As of Thursday evening, MPI have 41 confirmed myrtle rust finds; 35 in Taranaki, 4 in Northland and 2 in Waikato (Te Kuiti).
The affected sites include private gardens (26), nursery (8), commercial (1), depot (1), golf course (1), orchard (1), retailer (1), and public land (2).
The plant species that myrtle rust has been detected on include: Lophomyrtus (17), Metrosideros (19), Syzygium (2), Eucalyptus (1) and Leptospermum (1). Myrtle rust has not been confirmed on feijoa.
MPI continue to be firmly focused on containing and eradicating myrtle rust and NZPPI thoroughly endorses this course of action.
NZPPI Myrtle Rust Risk Management Protocols
Today we’ve reviewed and updated our protocols limiting recommended fungicide treatments to myrtaceae species only.
Last week we extended the recommendation to include all plant species. This arose in response to new information on risk of other plants (non-myrtaceae) harbouring myrtle rust. We have since established this risk is very low, considered feedback from some plant producers around practicality and affordability considerations, and considered more recent technical advice and developments in the response.

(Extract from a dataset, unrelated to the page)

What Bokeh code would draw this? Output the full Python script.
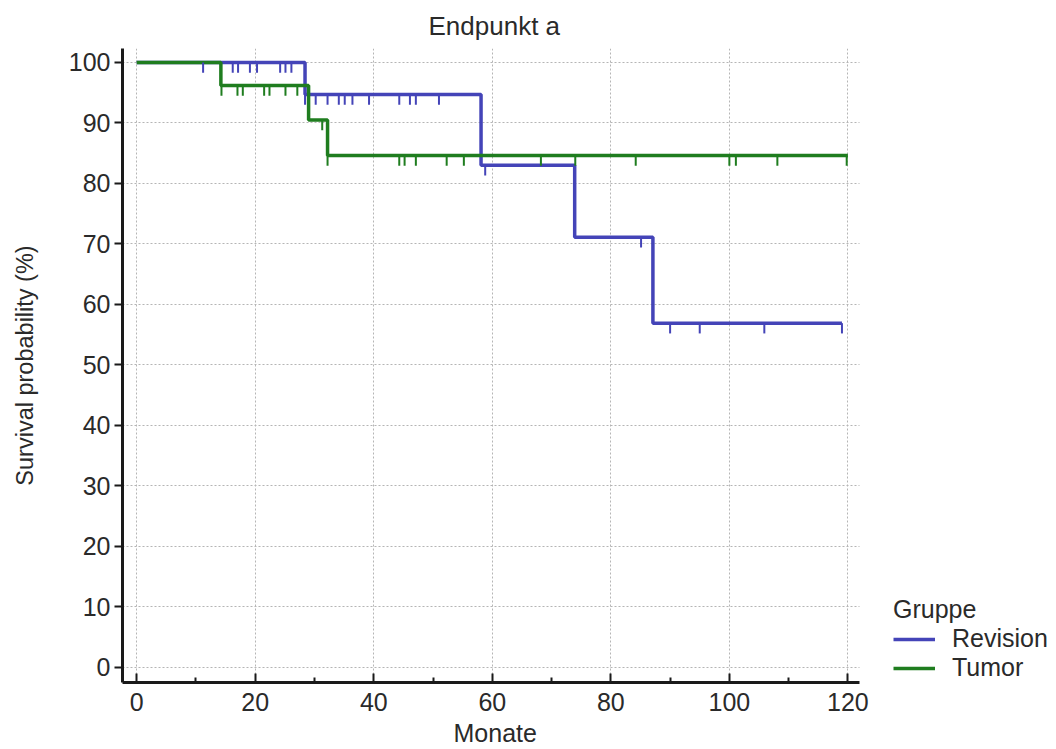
from bokeh.plotting import figure
from bokeh.models import Legend, LegendItem, FixedTicker, Range1d, Grid, Title
from bokeh.embed import file_html
from bokeh.resources import INLINE

# ---- data ----
# Kaplan-Meier steps: times where the curve changes and the level after the change
rev_t = [0, 28.4, 58.1, 73.9, 87.1, 119.0]
rev_s = [100, 94.7, 83.0, 71.1, 56.9, 56.9]
tum_t = [0, 14.2, 29.0, 32.2, 120.0]
tum_s = [100, 96.2, 90.5, 84.6, 84.6]

# censored observations (time, level)
rev_cens_t = [11.2, 16.2, 17.1, 19.1, 20.3, 24.2, 25.1, 26.1,
              28.4, 30.2, 32.2, 34.1, 35.1, 36.4, 39.2, 44.3, 46.1, 47.1, 51.0,
              58.8, 85.1, 90.0, 95.0, 105.9, 119.0]
rev_cens_s = [100, 100, 100, 100, 100, 100, 100, 100,
              94.7, 94.7, 94.7, 94.7, 94.7, 94.7, 94.7, 94.7, 94.7, 94.7, 94.7,
              83.0, 71.1, 56.9, 56.9, 56.9, 56.9]
tum_cens_t = [14.3, 17.0, 17.9, 21.5, 22.4, 25.1, 27.1, 31.3,
              32.2, 44.3, 45.2, 47.1, 52.3, 55.2, 68.2, 74.0, 84.2, 100.0, 101.1, 108.1, 119.8]
tum_cens_s = [96.2, 96.2, 96.2, 96.2, 96.2, 96.2, 96.2, 90.5,
              84.6, 84.6, 84.6, 84.6, 84.6, 84.6, 84.6, 84.6, 84.6, 84.6, 84.6, 84.6, 84.6]

x_ticks = [0, 20, 40, 60, 80, 100, 120]
x_minor = [10, 30, 50, 70, 90, 110]
y_ticks = [0, 10, 20, 30, 40, 50, 60, 70, 80, 90, 100]

BLUE = "#4444b8"
GREEN = "#1f7d1f"
FONT = "Liberation Sans"
TXT = "#2a2a2a"
TICK_LEN = 1.7
X_LO, X_HI = -2.4, 121.9        # extent of the drawn x axis
X_VIEW_HI = 155.2               # frame extends right to host the legend

p = figure(width=1056, height=749, output_backend="svg", toolbar_location=None,
           x_range=Range1d(X_LO, X_VIEW_HI), y_range=Range1d(-2.5, 102.3),
           min_border_left=122, min_border_right=0, min_border_top=47, min_border_bottom=64,
           title="Endpunkt a")
p.outline_line_color = None
p.background_fill_color = "white"

p.title.align = "left"
p.title.offset = 306
p.title.text_font = FONT
p.title.text_font_size = "26px"
p.title.text_font_style = "normal"
p.title.text_color = TXT
p.title.standoff = 16

for ax in (p.xaxis[0], p.yaxis[0]):
    ax.axis_line_width = 3
    ax.axis_line_color = "#1a1a1a"
    ax.major_tick_line_color = "#1a1a1a"
    ax.major_tick_line_width = 2
    ax.minor_tick_line_color = "#1a1a1a"
    ax.minor_tick_line_width = 2
    ax.major_label_text_font = FONT
    ax.major_label_text_font_size = "25px"
    ax.major_label_text_color = TXT
    ax.axis_label_text_font = FONT
    ax.axis_label_text_font_style = "normal"
    ax.axis_label_text_color = TXT

p.xaxis.bounds = (X_LO, X_HI)
p.xaxis.ticker = FixedTicker(ticks=x_ticks, minor_ticks=x_minor)
p.xaxis.major_tick_in = 9
p.xaxis.major_tick_out = 0
p.xaxis.minor_tick_in = 5
p.xaxis.minor_tick_out = 0
p.xaxis.major_label_standoff = 10

# x-axis label, centred under the drawn axis (not under the wider frame)
xlab = Title(text="Monate", align="left", offset=331, text_font=FONT,
             text_font_size="25px", text_font_style="normal", text_color=TXT, standoff=6)
p.add_layout(xlab, "below")

p.yaxis.ticker = FixedTicker(ticks=y_ticks)
p.yaxis.major_tick_in = 0
p.yaxis.major_tick_out = 8
p.yaxis.minor_tick_line_color = None
p.yaxis.major_label_standoff = 4
p.yaxis.axis_label = "Survival probability (%)"
p.yaxis.axis_label_text_font_size = "23.5px"
p.yaxis.axis_label_standoff = 28

GRID_COLOR, GRID_DASH = "#b5b5b5", "2 2"
p.xgrid.grid_line_color = GRID_COLOR
p.xgrid.grid_line_dash = GRID_DASH
if "cross_bounds" in Grid.properties():
    p.ygrid.grid_line_color = GRID_COLOR
    p.ygrid.grid_line_dash = GRID_DASH
    p.ygrid.cross_bounds = (X_LO, X_HI)
else:
    p.ygrid.grid_line_color = None
    p.multi_line(xs=[[X_LO, X_HI] for _ in y_ticks], ys=[[v, v] for v in y_ticks],
                 line_color=GRID_COLOR, line_dash=GRID_DASH, line_width=1)

r_rev = p.step(rev_t, rev_s, mode="after", line_color=BLUE, line_width=3.5)
r_tum = p.step(tum_t, tum_s, mode="after", line_color=GREEN, line_width=3.5)

p.segment(x0=rev_cens_t, y0=rev_cens_s, x1=rev_cens_t,
          y1=[s - TICK_LEN for s in rev_cens_s], line_color=BLUE, line_width=2)
p.segment(x0=tum_cens_t, y0=tum_cens_s, x1=tum_cens_t,
          y1=[s - TICK_LEN for s in tum_cens_s], line_color=GREEN, line_width=2)

legend = Legend(items=[LegendItem(label="Revision", renderers=[r_rev]),
                       LegendItem(label="Tumor", renderers=[r_tum])],
                title="Gruppe", location=(771, 0))
legend.title_text_font = FONT
legend.title_text_font_size = "25px"
legend.title_text_font_style = "normal"
legend.title_text_color = TXT
legend.title_standoff = 0
legend.label_text_font = FONT
legend.label_text_font_size = "25px"
legend.label_text_color = TXT
legend.glyph_width = 42
legend.glyph_height = 22
legend.label_standoff = 17
legend.spacing = -2
legend.padding = 0
legend.margin = 0
legend.border_line_color = None
legend.background_fill_alpha = 0
p.add_layout(legend, "center")

open("out.html", "w").write(file_html(p, INLINE))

Our recommendations have reverted to treatments being limited to myrtaceae species only, and asking producers to stay vigilant with general hygiene and crop protection practices across their whole operation.
Apologies for any confusion this may have caused.
We’ve also taken this opportunity to refine several other parts of the protocols, and the following documents have been updated on our website:
- Nursery Management Declaration (Word | PDF) – nursery protocol signoff to accompany plant shipments (9/6/17)
- Nursery Management Protocol – plant producer and nursery procedures to mitigate nursery-based risk (9/6/17)
- Plant Transport Protocol – procedures to minimise risk of myrtle rust being spread through plant transport (9/6/17)
- Plant Transport Declaration (Word | PDF) – transporter protocol signoff to accompany plant shipments (9/6/17)
- Garden Retail & Landscaper Guidance – procedures for businesses who receive myrtaceae plants from nurseries (9/6/17)
We appreciate there has been strong uptake of protocols and applaud the industry for this. These protocols are an important part of both supporting the current response, and protecting our freedom to safely move plants around NZ.
Identifying Myrtle Rust
Symptoms to look out for on Myrtaceae plants are:
- bright yellow powdery eruptions appearing on the underside of the leaf (young infection)
- bright yellow powdery eruptions on both sides of the leaf (mature infection)
- brown/grey rust pustules (older spores) on older lesions.
- some leaves may become buckled or twisted and die off.
If you suspect Myrtle Rust
Don’t touch it or try to collect samples as this may increase the spread of this disease. Myrtle rust is readily spread by wind and can be transported on clothing, vehicles and equipment.
- take photos e.g. of the whole plant, whole affected leaf and a close-up of the spores/affected area of the plant
- call MPI immediately (0800 80 99 66)
- don’t move any plants, produce or gardening equipment offsite until you hear back from MPI.